The Midwest Collegiate Conference neighborhood rivalry between the Ashford Saints and St. Ambrose Fighting Bees has a year to live after MCC presidents voted Tuesday to limit conference membership to not-for-profit schools, starting in July of 2012.

That means Ashford — which then as Mount St. Clare College was one of six founding league members in 1988 — will be out of the MCC when the 2012 fall sports seasons begin.

Also out as a result of a 7-2 Tuesday morning conference-call vote of member school presidents is Waldorf College of Forest City, Iowa.

In a statement released by the university, Ashford athletic director Meg Schebler expressed disappointment with the decision but pointed to opportunities for new conference and/or national affiliations.

She said the school on the Clinton, Iowa, hilltop will continue to compete in 17 sports as a member in good standing of the National Association of Intercollegiate Athletics.

Since 2005, the former Catholic college has been owned by Bridgeport Education, which through Ashford and the 

University of the Rockies, offers degrees in the classroom as well as online.

Waldorf, a former junior 

college, is owned by Mayes Education, which offers online degrees.

St.

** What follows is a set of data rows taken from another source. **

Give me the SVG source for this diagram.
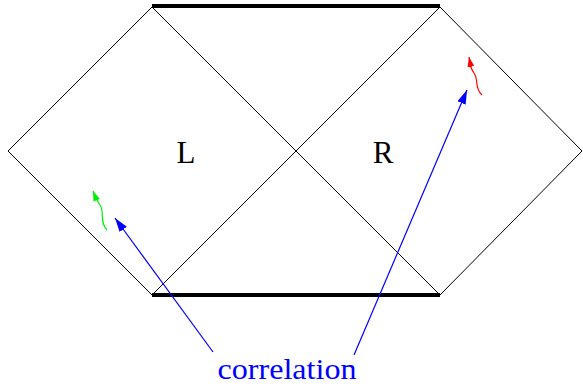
<svg xmlns="http://www.w3.org/2000/svg" width="583" height="387" viewBox="0 0 583 387">
<style>
.thin{stroke:#000;stroke-width:1;fill:none}
.thick{stroke:#000;stroke-width:4;fill:none}
.lbl{font-family:"Liberation Serif","Times New Roman",serif;fill:#000}
.blue{stroke:#0000ff;stroke-width:1.2;fill:none}
</style>
<defs>
<marker id="ab" markerUnits="userSpaceOnUse" markerWidth="14" markerHeight="9" refX="14" refY="4.5" orient="auto"><path d="M0,0 L14,4.5 L0,9 z" fill="#0000ff"/></marker>
<marker id="ag" markerUnits="userSpaceOnUse" markerWidth="10" markerHeight="7" refX="10" refY="3.5" orient="auto"><path d="M0,0 L10,3.5 L0,7 z" fill="#00ee00"/></marker>
<marker id="ar" markerUnits="userSpaceOnUse" markerWidth="10" markerHeight="7" refX="10" refY="3.5" orient="auto"><path d="M0,0 L10,3.5 L0,7 z" fill="#ff0000"/></marker>
</defs>
<g id="diagram">
<path class="thin" d="M152,7 L8,151 L152,295 M440,7 L582,151 L440,295 M152,7 L440,295 M440,7 L152,295"/>
<line class="thick" x1="152" y1="6" x2="440" y2="6"/>
<line class="thick" x1="152" y1="295" x2="440" y2="295"/>
</g>
<g id="L"><text class="lbl" x="186" y="163" font-size="31" text-anchor="middle">L</text></g>
<g id="R"><text class="lbl" x="383" y="163" font-size="31" text-anchor="middle">R</text></g>
<g id="signals">
<path d="M107,230 C99,222 105,212 100,205 S95,196 93,191" stroke="#00ee00" stroke-width="1.2" fill="none" marker-end="url(#ag)"/>
<path d="M482,95 C474,88 479,80 474,73 S470,62 469,57" stroke="#ff0000" stroke-width="1.2" fill="none" marker-end="url(#ar)"/>
</g>
<g id="connectors">
<line class="blue" x1="213" y1="352" x2="115" y2="218" marker-end="url(#ab)"/>
<line class="blue" x1="354" y1="355" x2="467" y2="90" marker-end="url(#ab)"/>
</g>
<g id="correlation"><text x="287" y="379" font-size="30" text-anchor="middle" textLength="139" lengthAdjust="spacingAndGlyphs" font-family="'Liberation Serif','Times New Roman',serif" fill="#0000ff">correlation</text></g>
</svg>
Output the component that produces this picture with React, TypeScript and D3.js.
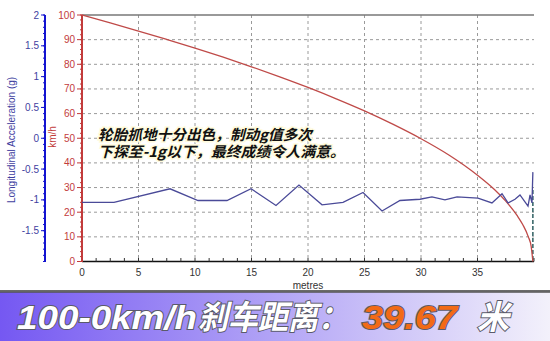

Ambrose athletic director Ray Shovlain and MCC commissioner Rick Sanders both said the decision superceded athletics.

“It is just kind of philosophical differences,” said Shovlain, who is the SAU men’s basketball coach. “Athletics is just a part of it.”

Sanders said athletics were not discussed in Tuesday’s conversation between the nine school presidents.

“I really didn’t take today as an athletic decision,” he said. “Obviously, it impacts us as an athletic conference, but it was more who institutions want to be affiliated and aligned with.”

Shovlain did concede competitive balance was an issue

“What it really comes down to is their ability to offer significantly more as far as financial aid and scholarships,” he said, adding corporately funded schools also have the opportunity to offer enhanced facilities. “I really feel we can compete with whoever personally at Ambrose, but they are at a distinct advantage.”

Facility upgrades at Ashford in recent years include the construction of a soccer and track complex on the site of the former Clinton Country Club.

The school also purchased the former YMCA tennis center and a downtown Clinton hotel for use as student dormitory.

Shovlain said Ambrose teams might continue to schedule contests vs. Ashford.

“I would think so unless they feel differently,” he said.

Second-year Ashford men’s basketball coach Oliver Drake deferred comment to the school’s information officer.